To do -> Gather every line below where "code" appears.

Data provided ->

* begin *

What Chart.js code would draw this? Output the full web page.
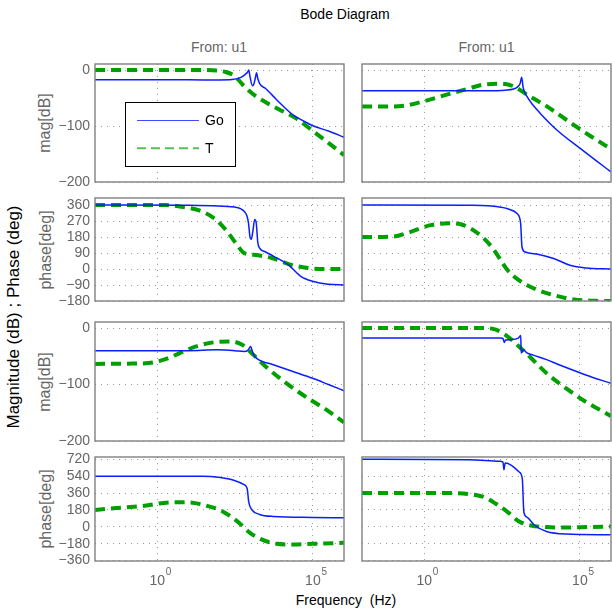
<!DOCTYPE html>
<html>
<head>
<meta charset="utf-8">
<script src="https://cdn.jsdelivr.net/npm/chart.js@4.4.1/dist/chart.umd.min.js"></script>
<style>
  body { margin: 0; width: 612px; height: 612px; position: relative; overflow: hidden; background: #fff;
         font-family: 'Liberation Sans', Arial, sans-serif; }
  canvas { position: absolute; }
  .txt { position: absolute; white-space: pre; font-size: 14px; transform: translate(-50%, -50%); }
  .gray { color: #666; }
  .rot { transform: translate(-50%, -50%) rotate(-90deg); }
</style>
</head>
<body>
<div class="txt" style="left:345px;top:13.5px">Bode Diagram</div>
<div class="txt gray" style="left:219px;top:46.5px">From: u1</div>
<div class="txt gray" style="left:486.5px;top:46.5px">From: u1</div>
<div class="txt gray rot" style="left:45px;top:123px;font-size:16px">mag[dB]</div>
<div class="txt gray rot" style="left:46px;top:250px;font-size:16px">phase[deg]</div>
<div class="txt gray rot" style="left:45px;top:381.5px;font-size:16px">mag[dB]</div>
<div class="txt gray rot" style="left:46px;top:509px;font-size:16px">phase[deg]</div>
<div class="txt rot" style="left:14px;top:317px;font-size:17px">Magnitude (dB) ; Phase (deg)</div>
<div class="txt" style="left:346px;top:600px">Frequency  (Hz)</div>

<script>
// tick values
const freqTicks = [1, 1e5];
const magTicks = [-200, -100, 0];
const phaseTicksA = [-180, -90, 0, 90, 180, 270, 360];
const phaseTicksB = [-360, -180, 0, 180, 360, 540, 720];
const seriesNames = ['Go', 'T'];

// curves as [log10(frequency), value]
const goMagL1 = [[-2,-17.5],[1,-17.5],[2,-17.7],[2.4,-17],[2.65,-14],[2.8,-9],[2.9,-4],[2.94,0],[2.98,-12],[3.06,-28],
  [3.1,-26],[3.16,-12],[3.19,-5],[3.23,-15],[3.3,-25],[3.48,-33],[3.73,-47],[4.0,-62],[4.36,-80],[4.7,-91],[4.98,-99],[5.5,-109],[6,-120]];
const tMagL1 = [[-2,0],[1.5,0],[1.9,-1],[2.2,-3.5],[2.47,-10],[2.65,-20],[2.79,-29],[3.1,-44],[3.5,-58],[3.9,-70],
  [4.45,-86],[4.98,-108],[5.5,-130],[6,-152]];
const goMagR1 = [[-2,-37],[2,-37],[2.6,-36],[2.87,-34],[3.0,-30],[3.08,-24],[3.13,-13],[3.18,-32],[3.3,-47],[3.5,-63],
  [3.72,-77],[4.26,-107],[5.01,-140],[5.5,-161],[6,-182]];
const tMagR1 = [[-2,-65],[-1,-65],[-0.56,-63],[-0.03,-56],[0.72,-44],[1.37,-34],[1.9,-26],[2.44,-24.5],[2.87,-29],
  [3.3,-44],[3.94,-65],[4.8,-98],[5.4,-120],[6,-141]];

const goPhL1 = [[-2,360],[1,359],[1.8,356],[2.48,349],[2.79,326],[2.88,300],[2.93,260],[2.98,180],[3.02,167],[3.07,210],
  [3.13,279],[3.18,260],[3.23,150],[3.29,118],[3.48,96],[3.73,73],[4.23,21],[4.61,-41],[4.99,-69],[5.49,-86],[6,-90]];
const tPhL1 = [[-2,360],[0.27,360],[0.72,352],[1.35,330],[1.85,283],[2.22,217],[2.54,142],[2.79,90],[3.1,80],[3.4,72],
  [3.71,61],[4.28,25],[4.84,6],[5.4,0],[6,0]];
const goPhR1 = [[-2,360],[1.5,359],[2.05,356],[2.68,339],[2.99,311],[3.07,285],[3.1,250],[3.14,124],[3.24,96],[3.68,82],
  [4.18,58],[4.68,21],[5.19,6],[6,0]];
const tPhR1 = [[-2,180],[-1,183],[-0.46,208],[0.17,246],[0.79,258],[1.17,252],[1.67,208],[2.17,124],[2.68,-7],[3.05,-64],
  [3.55,-111],[4.18,-148],[4.81,-172],[5.5,-179],[6,-180]];

const goMagL2 = [[-2,-40],[1,-40],[1.9,-38.6],[2.5,-40],[2.79,-41.5],[2.92,-39],[3.0,-32.6],[3.05,-40],[3.1,-47.5],
  [3.23,-55],[3.73,-65],[4.36,-77],[4.99,-89],[5.5,-100],[6,-111]];
const tMagL2 = [[-2,-63.5],[-0.8,-63],[-0.29,-62],[0.22,-56],[0.72,-44.5],[1.22,-33],[1.85,-25],[2.35,-23.7],[2.73,-29.7],
  [3.1,-48],[3.48,-68],[4.23,-101],[4.86,-125],[5.36,-142],[6,-167]];
const goMagR2 = [[-2,-17.8],[2.45,-17.8],[2.53,-18.5],[2.57,-25.5],[2.61,-21],[2.8,-20.5],[3.02,-18],[3.1,-13],[3.115,-44],
  [3.18,-38.5],[3.3,-44],[3.5,-48],[3.93,-56],[4.37,-66],[5.19,-83],[6,-98]];
const tMagR2 = [[-2,0],[1.92,0],[2.3,-3],[2.68,-15],[3.05,-33],[3.43,-53],[3.93,-80],[4.56,-107],[5.19,-130.6],[5.94,-154],[6,-156]];

const goPhL2 = [[-2,540],[1.47,540],[1.97,529],[2.48,495],[2.79,449],[2.89,406],[2.94,264],[3.04,182],[3.29,132],[3.73,110],
  [4.99,100],[6,96]];
const tPhL2 = [[-2,180],[-1.29,200],[-0.41,225],[0.22,255],[0.97,262],[1.47,235],[2.1,164],[2.6,50],[2.98,-64],[3.35,-135],
  [3.85,-182],[4.35,-189],[5.0,-182],[6,-171]];
const goPhR2 = [[-2,720],[1.42,716],[2.42,699],[2.53,690],[2.56,610],[2.6,680],[2.8,656],[3.05,585],[3.15,513],[3.2,157],
  [3.3,103],[3.55,14],[3.93,-50],[4.56,-78],[6,-86]];
const tPhR2 = [[-2,360],[0.79,360],[1.42,349],[1.92,317],[2.3,246],[2.68,157],[3.05,57],[3.43,14],[3.93,-3],[4.5,-7],
  [5.2,-3],[6,3]];

const GO_COLOR = '#0a1eff';
const T_COLOR = '#00a000';
const GRID_COLOR = '#9a9a9a';
const FRAME_COLOR = '#808080';
const TICK_COLOR = '#666';
const FONT = "'Liberation Sans', Arial, sans-serif";

Chart.defaults.font.family = FONT;
Chart.defaults.font.size = 14;

const rows = [{ top: 64, h: 118 }, { top: 198, h: 103 }, { top: 322, h: 119 }, { top: 457, h: 104 }];
const cols = [{ left: 95, w: 249 }, { left: 362, w: 249 }];

const panels = [
  { row: 0, col: 0, go: goMagL1, t: tMagL1, ticks: magTicks, min: -200, max: 10.8, legend: true },
  { row: 0, col: 1, go: goMagR1, t: tMagR1, ticks: magTicks, min: -200, max: 10.8 },
  { row: 1, col: 0, go: goPhL1, t: tPhL1, ticks: phaseTicksA, min: -180, max: 400 },
  { row: 1, col: 1, go: goPhR1, t: tPhR1, ticks: phaseTicksA, min: -180, max: 400 },
  { row: 2, col: 0, go: goMagL2, t: tMagL2, ticks: magTicks, min: -200, max: 10.7 },
  { row: 2, col: 1, go: goMagR2, t: tMagR2, ticks: magTicks, min: -200, max: 10.7 },
  { row: 3, col: 0, go: goPhL2, t: tPhL2, ticks: phaseTicksB, min: -365, max: 745 },
  { row: 3, col: 1, go: goPhR2, t: tPhR2, ticks: phaseTicksB, min: -365, max: 745 }
];

function toPoints(arr) {
  return arr.map(([e, v]) => ({ x: Math.pow(10, e), y: v }));
}

const framePlugin = {
  id: 'frame',
  afterDatasetsDraw(chart) {
    const { ctx, chartArea: a } = chart;
    ctx.save();
    ctx.strokeStyle = FRAME_COLOR;
    ctx.lineWidth = 1.4;
    ctx.strokeRect(a.left, a.top, a.right - a.left, a.bottom - a.top);
    ctx.restore();
  }
};

const legendPlugin = {
  id: 'boxLegend',
  afterDatasetsDraw(chart) {
    const { ctx, chartArea: a } = chart;
    const x = Math.round(a.left + 30), y = Math.round(a.top + 37.5), w = 110, h = 64;
    ctx.save();
    ctx.fillStyle = '#fff';
    ctx.fillRect(x, y, w, h);
    ctx.strokeStyle = '#000';
    ctx.lineWidth = 1;
    ctx.strokeRect(x + 0.5, y + 0.5, w, h);
    chart.data.datasets.forEach((ds, i) => {
      const ly = y + 18.5 + i * 27.7;
      ctx.beginPath();
      ctx.setLineDash(i ? [9, 5] : []);
      ctx.strokeStyle = i ? '#55c055' : '#3a4cff';
      ctx.lineWidth = i ? 2 : 1.2;
      ctx.moveTo(x + 12, ly);
      ctx.lineTo(x + 74, ly);
      ctx.stroke();
      ctx.setLineDash([]);
      ctx.fillStyle = '#000';
      ctx.font = '14px ' + FONT;
      ctx.textBaseline = 'middle';
      ctx.fillText(ds.label, x + 80, ly + 1);
    });
    ctx.restore();
  }
};

const freqLabelPlugin = {
  id: 'freqLabels',
  afterDraw(chart) {
    const { ctx, chartArea: a, scales: { x } } = chart;
    ctx.save();
    ctx.fillStyle = TICK_COLOR;
    ctx.textBaseline = 'middle';
    freqTicks.forEach(v => {
      const px = x.getPixelForValue(v);
      ctx.font = '14px ' + FONT;
      ctx.textAlign = 'center';
      ctx.fillText('10', px, a.bottom + 20);
      ctx.font = '10px ' + FONT;
      ctx.textAlign = 'left';
      ctx.fillText(String(Math.round(Math.log10(v))), px + 8.5, a.bottom + 11);
    });
    ctx.restore();
  }
};

panels.forEach(p => {
  const col = cols[p.col], row = rows[p.row];
  const padL = p.col === 0 ? 62 : 3, padT = 8, padR = 3, padB = p.row === 3 ? 30 : 8;
  const cv = document.createElement('canvas');
  cv.width = padL + col.w + padR;
  cv.height = padT + row.h + padB;
  cv.style.left = (col.left - padL) + 'px';
  cv.style.top = (row.top - padT) + 'px';
  document.body.appendChild(cv);

  const extra = [framePlugin];
  if (p.legend) extra.push(legendPlugin);
  if (p.row === 3) extra.push(freqLabelPlugin);

  new Chart(cv, {
    type: 'line',
    data: {
      datasets: [
        { label: seriesNames[0], data: toPoints(p.go), borderColor: GO_COLOR, borderWidth: 1.5,
          pointRadius: 0, cubicInterpolationMode: 'monotone', clip: 0 },
        { label: seriesNames[1], data: toPoints(p.t), borderColor: T_COLOR, borderWidth: 4, borderDash: [10, 6],
          pointRadius: 0, cubicInterpolationMode: 'monotone', clip: 0 }
      ]
    },
    options: {
      responsive: false,
      animation: false,
      devicePixelRatio: 1,
      layout: { padding: { left: 0, top: padT, right: padR, bottom: padB } },
      plugins: { legend: { display: false }, tooltip: { enabled: false } },
      scales: {
        x: {
          type: 'logarithmic', min: 1e-2, max: 1e6,
          afterBuildTicks: s => { s.ticks = freqTicks.map(v => ({ value: v })); },
          afterFit: s => { s.height = 0; },
          ticks: { display: false },
          grid: { color: GRID_COLOR, drawTicks: false, lineWidth: 1 },
          border: { display: false, dash: [1, 5] }
        },
        y: {
          min: p.min, max: p.max,
          afterBuildTicks: s => { s.ticks = p.ticks.map(v => ({ value: v })); },
          afterFit: s => { s.width = padL; s.paddingTop = 0; s.paddingBottom = 0; },
          ticks: { display: p.col === 0, autoSkip: false, padding: 5, color: TICK_COLOR,
                   callback: v => String(v).replace('-', '\u2212') },
          grid: { color: GRID_COLOR, drawTicks: false, lineWidth: 1 },
          border: { display: false, dash: [1, 5] }
        }
      }
    },
    plugins: extra
  });
});
</script>
</body>
</html>
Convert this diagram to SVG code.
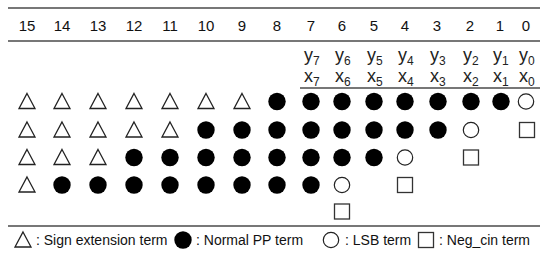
<svg xmlns="http://www.w3.org/2000/svg" width="550" height="255" viewBox="0 0 550 255">
<style>
.rule{stroke:#4a4a4a;stroke-width:1.5;fill:none}
.hd{font-family:"Liberation Sans",Arial,sans-serif;font-size:15px;fill:#111;text-anchor:middle}
.op{font-family:"Liberation Sans",Arial,sans-serif;font-size:18px;fill:#222}
.sub{font-size:12px}
.lg{font-family:"Liberation Sans",Arial,sans-serif;font-size:14px;fill:#111}
.tri{fill:#fff;stroke:#222;stroke-width:1.3;stroke-linejoin:miter}
.dot{fill:#000}
.lsb{fill:#fff;stroke:#222;stroke-width:1.2}
.neg{fill:#fff;stroke:#333;stroke-width:1.3}
</style>
<defs>
<path id="T" class="tri" d="M0,-8 L8,7 L-8,7 Z"/>
<circle id="D" class="dot" r="8.7"/>
<circle id="C" class="lsb" r="7.7"/>
<rect id="S" class="neg" x="-7.5" y="-7.5" width="15" height="15"/>
</defs>
<rect width="550" height="255" fill="#fff"/>
<g id="rules">
<line class="rule" x1="8" y1="8" x2="540" y2="8"/>
<line class="rule" x1="8" y1="41" x2="540" y2="41"/>
<line class="rule" x1="300" y1="88" x2="540" y2="88"/>
<line class="rule" x1="8" y1="226" x2="540" y2="226"/>
</g>
<g id="header">
<text class="hd" x="27" y="31">15</text>
<text class="hd" x="62" y="31">14</text>
<text class="hd" x="98" y="31">13</text>
<text class="hd" x="134" y="31">12</text>
<text class="hd" x="170" y="31">11</text>
<text class="hd" x="206" y="31">10</text>
<text class="hd" x="242" y="31">9</text>
<text class="hd" x="277" y="31">8</text>
<text class="hd" x="311" y="31">7</text>
<text class="hd" x="342" y="31">6</text>
<text class="hd" x="374" y="31">5</text>
<text class="hd" x="405" y="31">4</text>
<text class="hd" x="437" y="31">3</text>
<text class="hd" x="470" y="31">2</text>
<text class="hd" x="500" y="31">1</text>
<text class="hd" x="526" y="31">0</text>
</g>
<g id="operands">
<text class="op" x="304" y="61">y<tspan class="sub" dy="4">7</tspan></text>
<text class="op" x="335" y="61">y<tspan class="sub" dy="4">6</tspan></text>
<text class="op" x="367" y="61">y<tspan class="sub" dy="4">5</tspan></text>
<text class="op" x="398" y="61">y<tspan class="sub" dy="4">4</tspan></text>
<text class="op" x="430" y="61">y<tspan class="sub" dy="4">3</tspan></text>
<text class="op" x="463" y="61">y<tspan class="sub" dy="4">2</tspan></text>
<text class="op" x="493" y="61">y<tspan class="sub" dy="4">1</tspan></text>
<text class="op" x="519" y="61">y<tspan class="sub" dy="4">0</tspan></text>
<text class="op" x="304" y="82">x<tspan class="sub" dy="4">7</tspan></text>
<text class="op" x="335" y="82">x<tspan class="sub" dy="4">6</tspan></text>
<text class="op" x="367" y="82">x<tspan class="sub" dy="4">5</tspan></text>
<text class="op" x="398" y="82">x<tspan class="sub" dy="4">4</tspan></text>
<text class="op" x="430" y="82">x<tspan class="sub" dy="4">3</tspan></text>
<text class="op" x="463" y="82">x<tspan class="sub" dy="4">2</tspan></text>
<text class="op" x="493" y="82">x<tspan class="sub" dy="4">1</tspan></text>
<text class="op" x="519" y="82">x<tspan class="sub" dy="4">0</tspan></text>
</g>
<g id="pp0" transform="translate(0,101.5)">
<use href="#T" x="27"/><use href="#T" x="62"/><use href="#T" x="98"/><use href="#T" x="134"/><use href="#T" x="170"/><use href="#T" x="206"/><use href="#T" x="242"/>
<use href="#D" x="277"/><use href="#D" x="311"/><use href="#D" x="342"/><use href="#D" x="374"/><use href="#D" x="405"/><use href="#D" x="438"/><use href="#D" x="471"/><use href="#D" x="501"/>
<use href="#C" x="526"/>
</g>
<g id="pp1" transform="translate(0,130)">
<use href="#T" x="27"/><use href="#T" x="62"/><use href="#T" x="98"/><use href="#T" x="134"/><use href="#T" x="170"/>
<use href="#D" x="206"/><use href="#D" x="242"/><use href="#D" x="277"/><use href="#D" x="311"/><use href="#D" x="342"/><use href="#D" x="374"/><use href="#D" x="405"/><use href="#D" x="438"/>
<use href="#C" x="471"/>
<use href="#S" x="527"/>
</g>
<g id="pp2" transform="translate(0,157.5)">
<use href="#T" x="27"/><use href="#T" x="62"/><use href="#T" x="98"/>
<use href="#D" x="134"/><use href="#D" x="170"/><use href="#D" x="206"/><use href="#D" x="242"/><use href="#D" x="277"/><use href="#D" x="311"/><use href="#D" x="342"/><use href="#D" x="374"/>
<use href="#C" x="405"/>
<use href="#S" x="471"/>
</g>
<g id="pp3" transform="translate(0,185)">
<use href="#T" x="27"/>
<use href="#D" x="62"/><use href="#D" x="98"/><use href="#D" x="134"/><use href="#D" x="170"/><use href="#D" x="206"/><use href="#D" x="242"/><use href="#D" x="277"/><use href="#D" x="311"/>
<use href="#C" x="342"/>
<use href="#S" x="405"/>
</g>
<g id="pp4" transform="translate(0,211.5)">
<use href="#S" x="342"/>
</g>
<g id="legend">
<use href="#T" x="23" y="240"/>
<text class="lg" x="36" y="245">: Sign extension term</text>
<use href="#D" x="183" y="240"/>
<text class="lg" x="196" y="245">: Normal PP term</text>
<use href="#C" x="331" y="240"/>
<text class="lg" x="345" y="245">: LSB term</text>
<use href="#S" x="426" y="240"/>
<text class="lg" x="439" y="245">: Neg_cin term</text>
</g>
</svg>
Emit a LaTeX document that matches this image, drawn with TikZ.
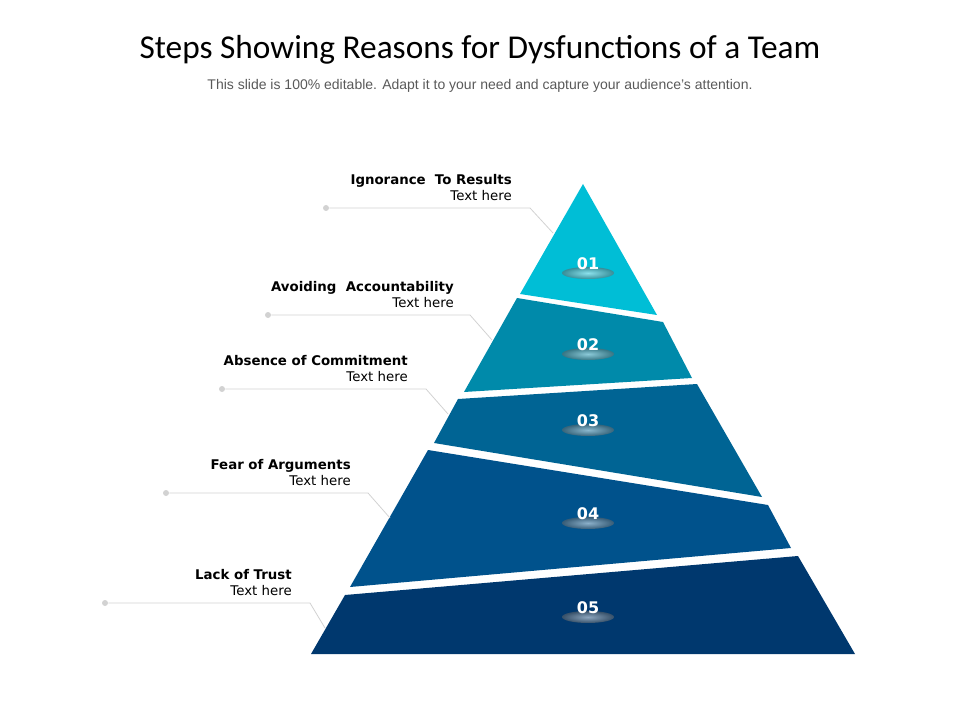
\documentclass[tikz,border=0pt]{standalone}
\usepackage{fontspec}
\setmainfont{Carlito}
\newfontfamily\arialf{Liberation Sans}
\newfontfamily\verdf{DejaVu Sans}
\usetikzlibrary{positioning,calc}
\definecolor{stepA}{RGB}{0,190,214}
\definecolor{stepB}{RGB}{0,138,170}
\definecolor{stepC}{RGB}{0,100,148}
\definecolor{stepD}{RGB}{0,82,140}
\definecolor{stepE}{RGB}{0,56,110}
\definecolor{leadgray}{RGB}{210,210,210}
\tikzset{
  numlabel/.style={text=white, font=\verdf\bfseries\fontsize{12}{14}\selectfont, inner sep=0pt},
  headlabel/.style={anchor=south east, align=right, inner sep=0pt, font=\verdf\fontsize{10}{12}\selectfont},
  leaddot/.style={circle, fill=leadgray, inner sep=0pt, minimum size=4.5pt},
  leadline/.style={draw=leadgray, line width=0.6pt},
  shine/.style={inner color=white, outer color=white!40!black, opacity=0.55}
}
\begin{document}
\begin{tikzpicture}[x=0.75pt,y=-0.75pt]
\useasboundingbox (0,0) rectangle (960,720);
% title
\node[font=\fontsize{25}{30}\selectfont] (title) at (480,50) {Steps Showing Reasons for Dysfunctions of a Team};
\node[font=\arialf\fontsize{10.5}{12}\selectfont, text=black!65] (sub) at (480,86) {This slide is 100\% editable. Adapt it to your need and capture your audience’s attention.};
% pyramid bands
\fill[stepA] (583,184) -- (657,315) -- (520,294) -- cycle;
\fill[stepB] (517,298) -- (663,322) -- (692,378) -- (464,392) -- cycle;
\fill[stepC] (458,399) -- (697,384) -- (762,497) -- (434,443) -- cycle;
\fill[stepD] (428,450) -- (768,505) -- (791,548) -- (350,587) -- cycle;
\fill[stepE] (345,595) -- (798,556) -- (855,654) -- (311,654) -- cycle;
% numbers
\foreach \n/\y in {01/264,02/345,03/421,04/514,05/608}{
  \shade[shine] (588,\y+9) ellipse (26 and 6);
  \node[numlabel] (num\n) at (588,\y) {\n};
}
% labels and leaders
\foreach \i/\rx/\ty/\dx/\ex/\tip/\ttl in {
  1/512/201/326/530/553/{Ignorance\ \ To Results},
  2/454/308/268/470/492/{Avoiding\ \ Accountability},
  3/408/382/222/426/448/{Absence of Commitment},
  4/351/486/166/368/390/{Fear of Arguments},
  5/292/596/105/310/325/{Lack of Trust}}{
  \node[headlabel] (lab\i) at (\rx,\ty) {\textbf{\ttl}\\Text here};
  \node[leaddot] (dot\i) at (\dx,\ty+7) {};
  \coordinate (bend\i) at (\ex,\ty+7);
  \coordinate (end\i) at (\tip,\ty+32);
  \draw[leadline] (dot\i) -- (bend\i) -- (end\i);
}
\end{tikzpicture}
\end{document}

* end *

Result for this exercise ->
What Chart.js code would draw this? Output the full web page.
Convert this diagram to SVG code.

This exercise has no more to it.